Salim Lamrani is a French journalist and academic. His 2013 volume on Cuba and the West, The Economic War on Cuba (reviewed in CD 49:2, March/April 2015), performed a concise and careful demolition of pro-embargo myths, owing largely to the author’s devoted use of primary source materials. The effect was a sparkling and pragmatic expose of Western hypocrisy that felt free of much ideological incursion.

Too bad, then, that this latest instalment is advertised foremost as an analysis of media concentration and corporate bias. Here the author examines coverage of Cuba in Spanish daily El País across a variety of metrics: education and health, emigration, the case of American prisoner and accused spy Alan Gross.

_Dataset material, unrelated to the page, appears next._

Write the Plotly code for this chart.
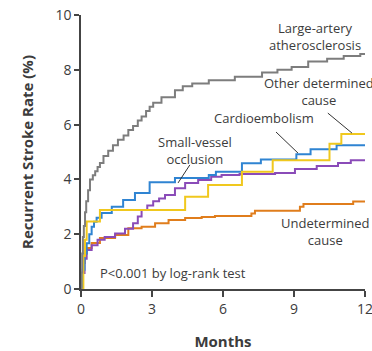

The breadth and incisiveness of Lamrani’s research is on display, as before. And yet – or therefore – the author slips at times into the role of apologist. Fair enough, when deployed in the right argument – but here it only saps the book of its force. A chapter attacking Cuban dissident and media darling Yoani Sánchez relentlessly presses the reader with the purchasing power of her salary when spent in Cuba (9600 beers, 24000 scoops of ice cream, and so on). A good bit of today’s debate on Cuba hinges on disputed causality, not numbers; and so Lamrani’s study would profit from linking questions of media discourse with the former instead.